- After Beijing decided to expel its miners in May, more than 50% of the hashrate – the collective computing power of miners worldwide – dropped off the network.
- The United States has fast become the new hotspot for the world’s global crypto miners. In the last six months, the country has jumped from fifth to second place and now accounts for nearly 17% of all global bitcoin miners.
For years, bitcoin critics have maligned the world’s biggest cryptocurrency for polluting the planet. But new data from Cambridge University shows that the geography of mining has drastically changed over the last six months, and experts tell CNBC this will improve bitcoin’s carbon footprint.
China’s big crypto crackdown this spring set off a chain reaction in the mining world.
For one, it took half the world’s bitcoin miners offline practically overnight. Fewer people mining has meant less machines running and less power being consumed overall, which slashed bitcoin’s environmental impact.

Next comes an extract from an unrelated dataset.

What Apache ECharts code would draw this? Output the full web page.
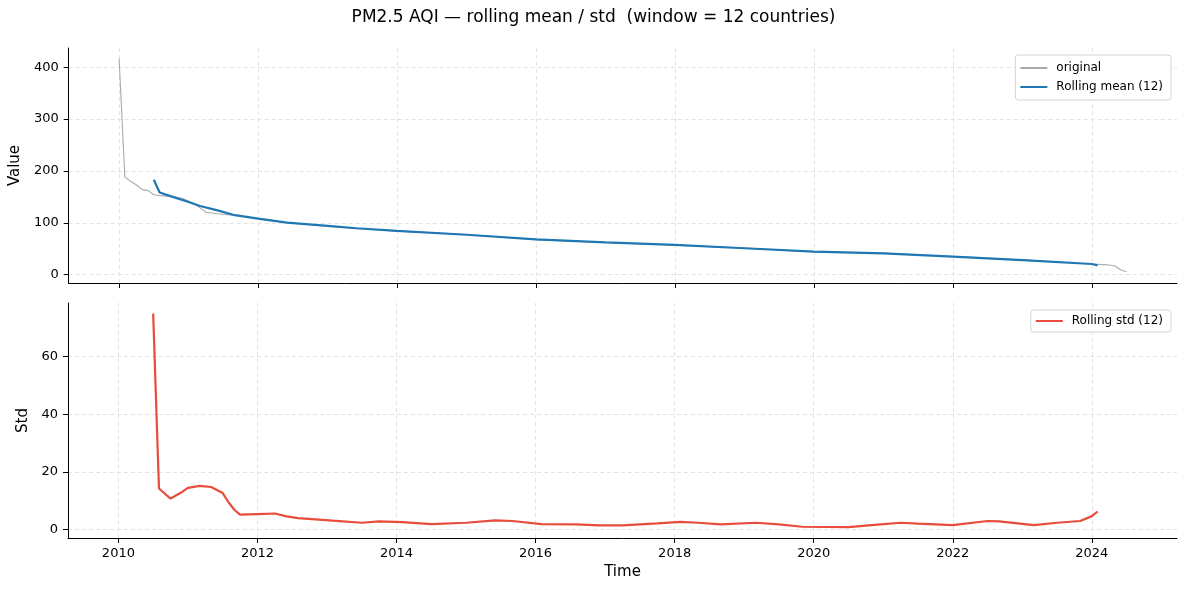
<!DOCTYPE html>
<html>
<head>
<meta charset="utf-8">
<script src="https://cdn.jsdelivr.net/npm/echarts@6/dist/echarts.min.js"></script>
<style>
  html, body { margin: 0; padding: 0; background: #fff; }
  #chart { width: 1187px; height: 591px; }
</style>
</head>
<body>
<div id="chart"></div>
<script>
// original series (month -> PM2.5 AQI)
const origMonths = [
  '2010-01', '2010-02', '2010-03', '2010-04', '2010-05', '2010-06', '2010-07',
  '2010-08', '2010-10', '2010-12', '2011-02', '2011-04', '2011-06', '2011-09',
  '2012-01', '2012-06', '2013-01', '2013-06', '2014-01', '2015-01', '2016-01',
  '2017-01', '2018-01', '2019-01', '2020-01', '2021-01', '2022-01', '2023-01',
  '2024-01', '2024-03', '2024-04', '2024-05', '2024-06', '2024-07'
]
const origValues = [
  417, 188, 180, 173, 164, 162, 154,
  152.5, 151, 147, 137, 120.5, 117.5, 114,
  108.5, 100, 93.5, 89, 84, 77.5, 67.5,
  62, 57, 51.5, 44, 41.5, 35, 28.5,
  20.5, 19.5, 18.7, 16.8, 9, 5.8
]

// rolling mean (12)
const meanMonths = [
  '2010-07', '2010-08', '2010-10', '2011-01', '2011-03', '2011-06', '2011-09',
  '2012-01', '2012-06', '2013-01', '2013-06', '2014-01', '2015-01', '2016-01',
  '2017-01', '2018-01', '2019-01', '2020-01', '2021-01', '2022-01', '2023-01',
  '2024-01', '2024-02'
]
const meanValues = [
  183, 158.5, 151, 140, 132.5, 124, 114.7,
  108, 100.5, 94, 89.5, 84.5, 77, 68,
  62.5, 57.4, 51, 44.5, 41, 34.8, 28,
  20.6, 18
]

// rolling std (12)
const stdMonths = [
  '2010-07', '2010-08', '2010-10', '2010-12', '2011-01', '2011-03', '2011-05',
  '2011-07', '2011-08', '2011-09', '2011-10', '2012-01', '2012-04', '2012-06',
  '2012-08', '2013-02', '2013-07', '2013-10', '2014-02', '2014-07', '2015-01',
  '2015-06', '2015-09', '2016-02', '2016-08', '2016-12', '2017-04', '2017-10',
  '2018-02', '2018-05', '2018-09', '2019-03', '2019-07', '2019-11', '2020-07',
  '2020-11', '2021-04', '2021-07', '2022-01', '2022-07', '2022-09', '2023-03',
  '2023-07', '2023-11', '2024-01', '2024-02'
]
const stdValues = [
  74.9, 14.2, 10.7, 13.0, 14.4, 15.1, 14.7,
  12.6, 9.4, 6.8, 5.1, 5.3, 5.5, 4.5,
  3.9, 3.0, 2.3, 2.8, 2.5, 1.8, 2.3,
  3.1, 2.9, 1.8, 1.7, 1.4, 1.4, 2.1,
  2.6, 2.3, 1.7, 2.3, 1.7, 0.9, 0.8,
  1.5, 2.3, 2.0, 1.5, 2.9, 2.8, 1.5,
  2.3, 2.9, 4.6, 6.2
]

const yearTicks = [2010, 2012, 2014, 2016, 2018, 2020, 2022, 2024]
const valueTicks = [0, 100, 200, 300, 400]
const stdTicks = [0, 20, 40, 60]

const FONT = 'DejaVu Sans'

// 'YYYY-MM' -> decimal year
const toYear = (s) => {
  const [y, m] = s.split('-').map(Number)
  return y + (m - 1) / 12
}
const pairs = (months, values) => months.map((m, i) => [toYear(m), values[i]])

const chart = echarts.init(document.getElementById('chart'))

const gridLine = { show: true, lineStyle: { color: '#e3e3e3', type: [4, 3], width: 1 } }
const axisLine = { show: true, onZero: false, lineStyle: { color: '#000', width: 1 } }
const tickStyle = { show: true, inside: false, length: 5, lineStyle: { color: '#000', width: 1 } }
const labelStyle = { color: '#000', fontSize: 13, fontFamily: FONT }
const legendBase = {
  orient: 'vertical',
  right: 16,
  itemWidth: 27,
  itemHeight: 12,
  borderColor: '#d4d4d4',
  borderWidth: 1,
  borderRadius: 3,
  backgroundColor: '#fff',
  itemStyle: { opacity: 0 },
  textStyle: { fontFamily: FONT, fontSize: 12, color: '#000', padding: [0, 0, 0, 4] }
}

const xAxisBase = (gridIndex, showLabels) => ({
  type: 'value',
  gridIndex,
  min: 2009.275,
  max: 2025.225,
  axisLine,
  axisTick: { ...tickStyle, customValues: yearTicks },
  axisLabel: {
    ...labelStyle,
    show: showLabels,
    margin: 9,
    customValues: yearTicks,
    formatter: (v) => String(Math.round(v))
  },
  splitLine: gridLine
})

const option = {
  animation: false,
  backgroundColor: '#fff',
  title: {
    text: 'PM2.5 AQI — rolling mean / std  (window = 12 countries)',
    left: 'center',
    top: 9,
    padding: 0,
    textStyle: { fontFamily: FONT, fontSize: 17, fontWeight: 'normal', color: '#000' }
  },
  grid: [
    { left: 68, right: 10, top: 48, height: 235 },
    { left: 68, right: 10, top: 303, height: 235 }
  ],
  legend: [
    {
      ...legendBase,
      data: ['original', 'Rolling mean (12)'],
      top: 55,
      padding: [7, 8, 7, 4],
      itemGap: 7
    },
    {
      ...legendBase,
      data: ['Rolling std (12)'],
      top: 310,
      padding: [5, 8, 5, 4]
    }
  ],
  xAxis: [
    xAxisBase(0, false),
    {
      ...xAxisBase(1, true),
      name: 'Time',
      nameLocation: 'middle',
      nameGap: 27,
      nameTextStyle: { fontFamily: FONT, fontSize: 15, color: '#000' }
    }
  ],
  yAxis: [
    {
      type: 'value',
      gridIndex: 0,
      min: -16,
      max: 437,
      name: 'Value',
      nameLocation: 'middle',
      nameGap: 43,
      nameTextStyle: { fontFamily: FONT, fontSize: 15, color: '#000' },
      axisLine,
      axisTick: { ...tickStyle, customValues: valueTicks },
      axisLabel: { ...labelStyle, margin: 10, customValues: valueTicks },
      splitLine: gridLine
    },
    {
      type: 'value',
      gridIndex: 1,
      min: -3,
      max: 78.6,
      name: 'Std',
      nameLocation: 'middle',
      nameGap: 34,
      nameTextStyle: { fontFamily: FONT, fontSize: 15, color: '#000' },
      axisLine,
      axisTick: { ...tickStyle, customValues: stdTicks },
      axisLabel: { ...labelStyle, margin: 10, customValues: stdTicks },
      splitLine: gridLine
    }
  ],
  series: [
    {
      name: 'original',
      type: 'line',
      xAxisIndex: 0,
      yAxisIndex: 0,
      data: pairs(origMonths, origValues),
      symbol: 'none',
      lineStyle: { color: '#aaaaaa', width: 1.1 },
      itemStyle: { color: '#aaaaaa' }
    },
    {
      name: 'Rolling mean (12)',
      type: 'line',
      xAxisIndex: 0,
      yAxisIndex: 0,
      data: pairs(meanMonths, meanValues),
      symbol: 'none',
      lineStyle: { color: '#1f77b4', width: 2.2 },
      itemStyle: { color: '#1f77b4' }
    },
    {
      name: 'Rolling std (12)',
      type: 'line',
      xAxisIndex: 1,
      yAxisIndex: 1,
      data: pairs(stdMonths, stdValues),
      symbol: 'none',
      lineStyle: { color: '#e74c3c', width: 2.2 },
      itemStyle: { color: '#e74c3c' }
    }
  ]
}

chart.setOption(option)
window.addEventListener('resize', () => chart.resize())
</script>
</body>
</html>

Beijing’s new crypto rules also permanently took a lot of older and more inefficient gear offline.
And crucially, China shutting its doors to crypto mining has set off a massive migration. Miners are now heading to the cheapest sources of energy on the planet, which more often than not are renewable.
“The bitcoin network is ruthless in its drive for the lowest cost,” said Mike Colyer, CEO of digital currency company Foundry. “Miners around the world are looking for stranded power that is renewable. That will always be your lowest cost. Net-net this will be a big win for bitcoin’s carbon footprint.”
China has long been the mecca of the crypto mining world, accounting for nearly three-quarters of all bitcoin miners at its peak, according to the Cambridge Centre for Alternative Finance. But after Beijing decided to expel its miners in May, more than 50% of the hashrate – the collective computing power of miners worldwide – dropped off the network.